The top USB connector of the monitor can be likewise used not only for the camera, but also for any other USB device, even though a USB flash drive sticking out of the monitor’s top is going to look somewhat funny. If you don’t use this connector at all, close it with a rubber plug against dust.

The camera itself is an ordinary device of its kind. After the appropriate software is installed, you can use it to record video in 320x240 resolution at 30 frames per second or in 640x480 at 15fps. There is an integrated microphone in it, too. The image quality is quite typical for an inexpensive web-camera and is quite sufficient for the intended purpose of the device, i.e. for various video conferences.

The monitor’s control buttons are placed at the bottom of the case and are quite handy. A headphones socket is located to the left of the buttons. I guess many users are going to use it instead of the integrated speakers, which are rather large and loud, but suit poorly for listening to music. The maximum they can do is to reproduce the system sounds in Windows.

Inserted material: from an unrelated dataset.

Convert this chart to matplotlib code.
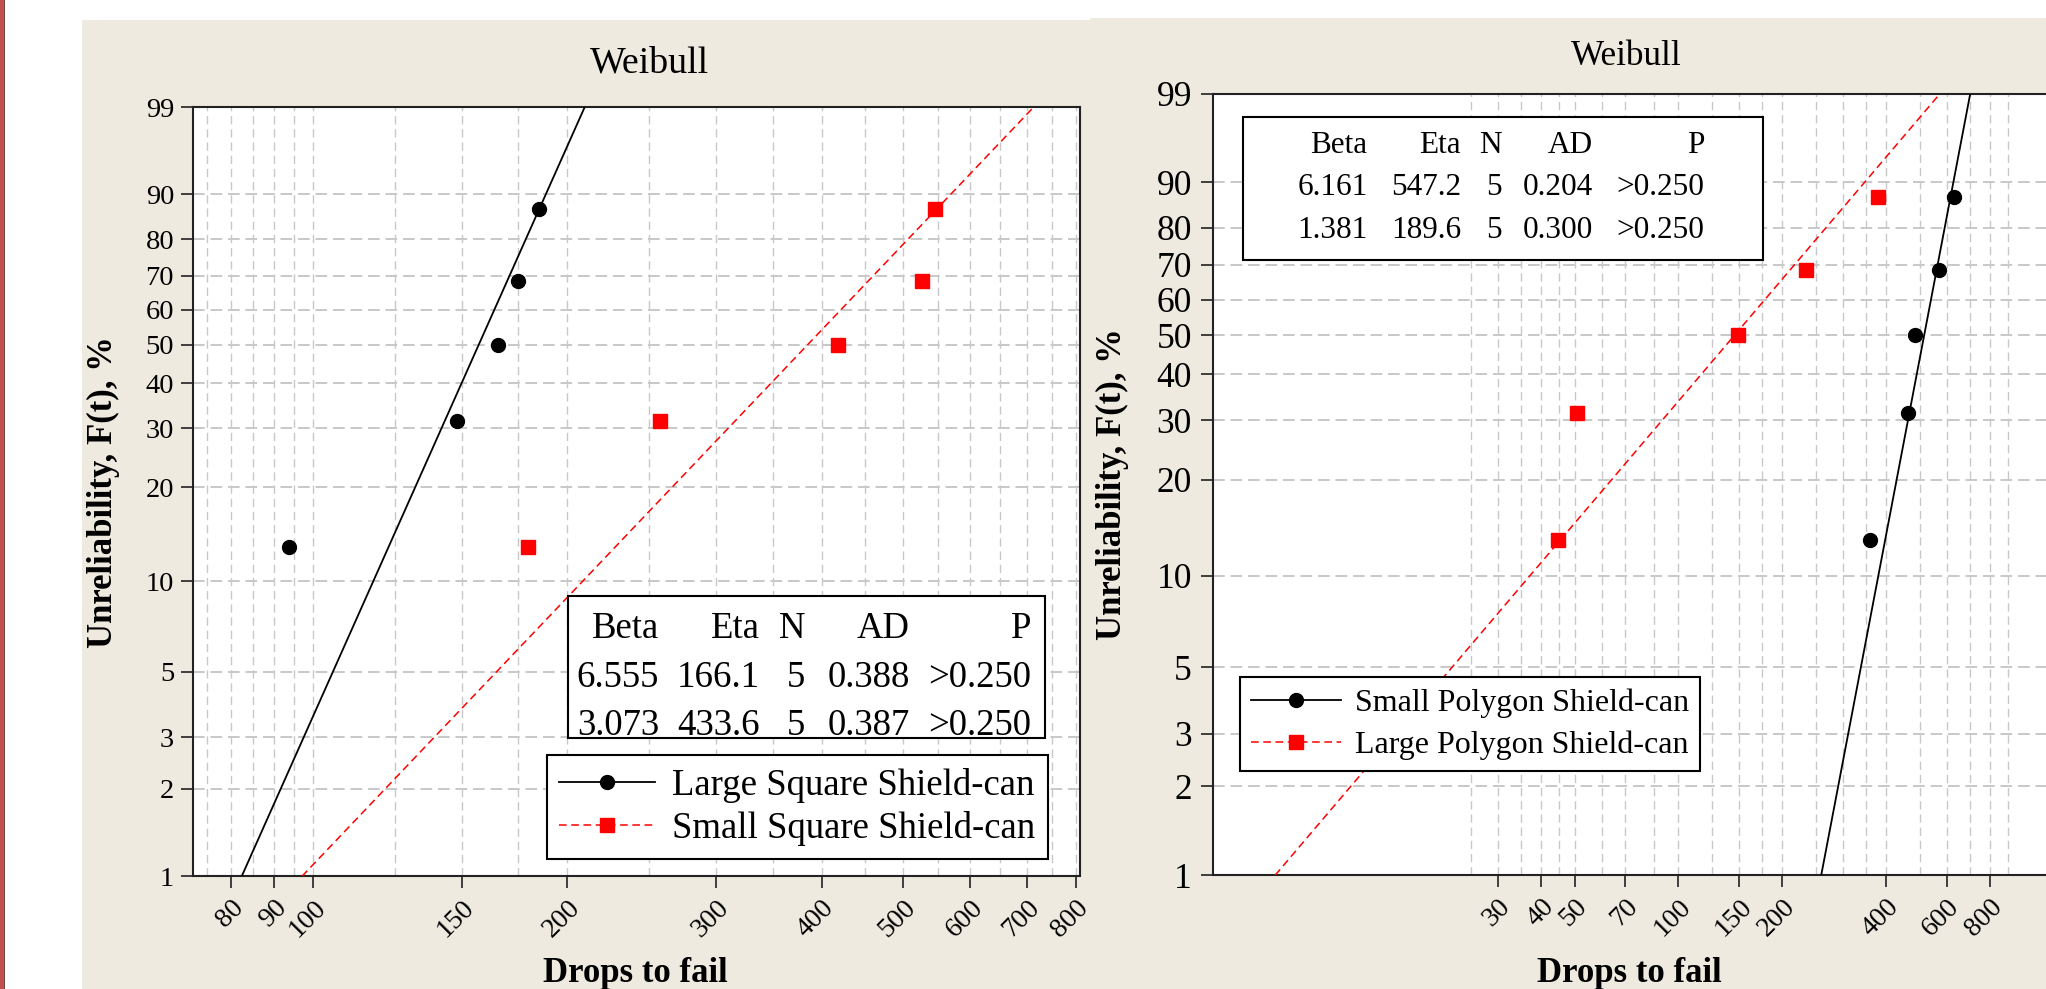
import numpy as np
import matplotlib
matplotlib.use("Agg")
import matplotlib.pyplot as plt
from matplotlib.patches import Rectangle
from matplotlib.lines import Line2D
from matplotlib.ticker import FixedLocator, NullFormatter, NullLocator

plt.rcParams['font.family'] = ['Liberation Serif', 'DejaVu Serif']

# median ranks (%) of the five failures
ranks = [12.96, 31.48, 50.0, 68.52, 87.04]

# left plot: square shield-cans
large_square = [93.7, 148.0, 165.6, 174.8, 185.4]
small_square = [179.5, 257.6, 417.9, 525.8, 545.0]
sq_names = ['Large Square Shield-can', 'Small Square Shield-can']
sq_beta = [6.555, 3.073]
sq_eta = [166.1, 433.6]
sq_ad = [0.388, 0.387]
sq_xticks = [80, 90, 100, 150, 200, 300, 400, 500, 600, 700, 800]
sq_xgrid = [75, 85, 95, 125, 175, 250, 350, 450, 550, 650, 750]

# right plot: polygon shield-cans
small_polygon = [358.8, 463.7, 485.0, 570.5, 629.0]
large_polygon = [44.9, 50.7, 148.4, 234.1, 379.7]
pg_names = ['Small Polygon Shield-can', 'Large Polygon Shield-can']
pg_beta = [6.161, 1.381]
pg_eta = [547.2, 189.6]
pg_ad = [0.204, 0.300]
pg_xticks = [30, 40, 50, 70, 100, 150, 200, 400, 600, 800]
pg_xgrid = [25, 35, 45, 60, 85, 125, 175, 250, 300, 350, 500, 700, 900]

n_fail = 5
p_value = '>0.250'
header = ['Beta', 'Eta', 'N', 'AD', 'P']
yticks = [1, 2, 3, 5, 10, 20, 30, 40, 50, 60, 70, 80, 90, 99]

W, H = 2046, 989
beige = '#eeeae0'
grid_c = '#c8c8c8'


def fx(x):
    return x / W


def fy(y):
    return 1 - y / H


def box(x0, y0, x1, y1):
    return [fx(x0), fy(y1), (x1 - x0) / W, (y1 - y0) / H]


def weib(p):
    p = np.clip(np.asarray(p, dtype=float), 1e-6, 100 - 1e-6) / 100
    return np.log(-np.log(1 - p))


def weib_inv(z):
    return 100 * (1 - np.exp(-np.exp(z)))


def fit_line(beta, eta):
    pct = np.linspace(1, 99, 60)
    t = eta * (-np.log(1 - pct / 100)) ** (1 / beta)
    return t, pct


fig = plt.figure(figsize=(W / 100, H / 100), dpi=100, facecolor='white')

# panel backgrounds and the border strip on the left edge
fig.add_artist(Rectangle((fx(82), 0), (1090 - 82) / W, fy(20), transform=fig.transFigure,
                         facecolor=beige, edgecolor='none', zorder=-10))
fig.add_artist(Rectangle((fx(1090), 0), (W - 1090) / W, fy(17.7), transform=fig.transFigure,
                         facecolor=beige, edgecolor='none', zorder=-10))
fig.add_artist(Rectangle((0, 0), 3.5 / W, 1, transform=fig.transFigure,
                         facecolor='#c44f4f', edgecolor='none', zorder=-9))
fig.add_artist(Rectangle((3.5 / W, 0), 1.3 / W, 1, transform=fig.transFigure,
                         facecolor='#6b4a4a', edgecolor='none', zorder=-9))


def setup(ax, xlim, xticks, xgrid, ysize, ypad):
    ax.set_facecolor('white')
    ax.set_xscale('log')
    ax.set_yscale('function', functions=(weib, weib_inv))
    ax.set_xlim(*xlim)
    ax.set_ylim(1, 99)
    ax.set_yticks(yticks, [str(v) for v in yticks])
    ax.yaxis.set_minor_locator(NullLocator())
    ax.set_xticks(xticks, [str(v) for v in xticks], rotation=45, ha='right', va='top',
                  rotation_mode='anchor')
    ax.xaxis.set_minor_locator(FixedLocator(xgrid))
    ax.xaxis.set_minor_formatter(NullFormatter())
    ax.tick_params(axis='both', which='major', length=8.6, width=1.2, color='#222222')
    ax.tick_params(axis='x', which='major', labelsize=20, pad=5)
    ax.tick_params(axis='y', which='major', labelsize=ysize, pad=ypad)
    ax.tick_params(which='minor', length=0)
    ax.grid(True, axis='y', which='major', color=grid_c, lw=1.4, ls=(0, (6, 3)))
    ax.grid(True, axis='x', which='both', color=grid_c, lw=1.0, ls=(0, (6, 3.5)))
    ax.set_axisbelow(True)
    for s in ax.spines.values():
        s.set_linewidth(1.5)
        s.set_color('#222222')


def stats_table(x0, y0, x1, y1, col_right, baselines, betas, etas, ads, size):
    fig.add_artist(Rectangle((fx(x0), fy(y1)), (x1 - x0) / W, (y1 - y0) / H,
                             transform=fig.transFigure, facecolor='white',
                             edgecolor='black', lw=1.5, zorder=5))
    rows = [header] + [[f'{b:.3f}', f'{e:.1f}', str(n_fail), f'{a:.3f}', p_value]
                       for b, e, a in zip(betas, etas, ads)]
    for row, yb in zip(rows, baselines):
        for txt, xr in zip(row, col_right):
            fig.text(fx(xr), fy(yb), txt, ha='right', va='baseline', fontsize=size, zorder=6)


def draw_series(ax, times, betas, etas):
    t, pct = fit_line(betas[0], etas[0])
    ax.plot(t, pct, color='black', lw=1.3, zorder=3)
    ax.plot(times[0], ranks, 'o', color='black', ms=10, zorder=4)
    t, pct = fit_line(betas[1], etas[1])
    ax.plot(t, pct, color='#ff0000', lw=1.1, ls=(0, (5, 3)), zorder=3)
    ax.plot(times[1], ranks, 's', color='#ff0000', ms=10.5, zorder=4)


def add_legend(ax, names, x0, y0, size, hlen, spacing):
    handles = [Line2D([], [], color='black', lw=1.3, marker='o', ms=10),
               Line2D([], [], color='#ff0000', lw=1.1, ls=(0, (5, 3)), marker='s', ms=10.5)]
    leg = ax.legend(handles, names, loc='upper left', bbox_to_anchor=(fx(x0), fy(y0)),
                    bbox_transform=fig.transFigure, fontsize=size, frameon=True,
                    fancybox=False, framealpha=1, edgecolor='black', borderaxespad=0,
                    borderpad=0.35, labelspacing=spacing, handlelength=hlen,
                    handletextpad=0.45, numpoints=1)
    leg.get_frame().set_linewidth(1.5)
    leg.set_zorder(6)


# left: square shield-cans
axL = fig.add_axes(box(193, 107.3, 1080.3, 876.3))
setup(axL, (72.1, 809.8), sq_xticks, sq_xgrid, 20.5, 5)
draw_series(axL, [large_square, small_square], sq_beta, sq_eta)
stats_table(568.2, 595.7, 1044.5, 738.3, [659, 760, 805, 910, 1031], [638, 687, 735],
            sq_beta, sq_eta, sq_ad, 26.5)
add_legend(axL, sq_names, 546.5, 755.3, 26.5, 2.6, 0.22)

# right: polygon shield-cans
axR = fig.add_axes(box(1213, 93.7, 2048, 875.3))
setup(axR, (4.48, 1178), pg_xticks, pg_xgrid, 25.5, 6.5)
draw_series(axR, [small_polygon, large_polygon], pg_beta, pg_eta)
stats_table(1243, 117, 1762.6, 259.7, [1367.5, 1461, 1502, 1593, 1704], [152.7, 195, 238.3],
            pg_beta, pg_eta, pg_ad, 22.5)
add_legend(axR, pg_names, 1240, 677.3, 23, 2.8, 0.4)

# titles and axis labels
fig.text(fx(649), fy(72.7), 'Weibull', ha='center', va='baseline', fontsize=27.3)
fig.text(fx(1626.6), fy(65), 'Weibull', ha='center', va='baseline', fontsize=25.3)
for xc, yc in [(103, 492), (1112, 484)]:
    fig.text(fx(xc), fy(yc), 'Unreliability, F(t), %', rotation=90, ha='center', va='center',
             fontsize=25, fontweight='bold')
for xc in [635, 1629]:
    fig.text(fx(xc), fy(982.5), 'Drops to fail', ha='center', va='baseline',
             fontsize=25, fontweight='bold')

fig.savefig('out.png', dpi=100, facecolor='white')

This is the typical onscreen menu of BenQ monitors and our readers should already be familiar with it (the Auto Adjust and Geometry items are inactive in the picture because the monitor is connected via DVI). There is, however, a curious feature: the FP72V is equipped with a photo-sensor and can automatically adjust the screen brightness depending on the external lighting. You can see the photo-sensor’s port in the top left corner of the case; its behavior is set up in the onscreen menu.

There are three modes that determine the brightness auto-adjustment range, from Bright to Dim. You can disable the sensor altogether and control the brightness of the monitor manually.

There is only one photo-sensor on the case and it reacts to any changes in the lighting of the front panel of the monitor. If you’ve got a light source behind the monitor, the sensor won’t react to it too readily. When the lighting intensity changes (you can check this by simply covering the sensor up with your finger), the monitor takes a few seconds pause and then smoothly adjusts the screen brightness. As a result, the monitor doesn’t react to short-term changes (when a stray shadow or a ray of light falls on the sensor), and it doesn’t change the screen brightness suddenly in a jump to avoid hurting your eyes.

By default – with the photo-sensor turned off, of course – the monitor has 90% brightness and 50% contrast. I selected 45% brightness and 40% contrast to achieve a white brightness of 100nit (1 nit = 1 candela per square meter).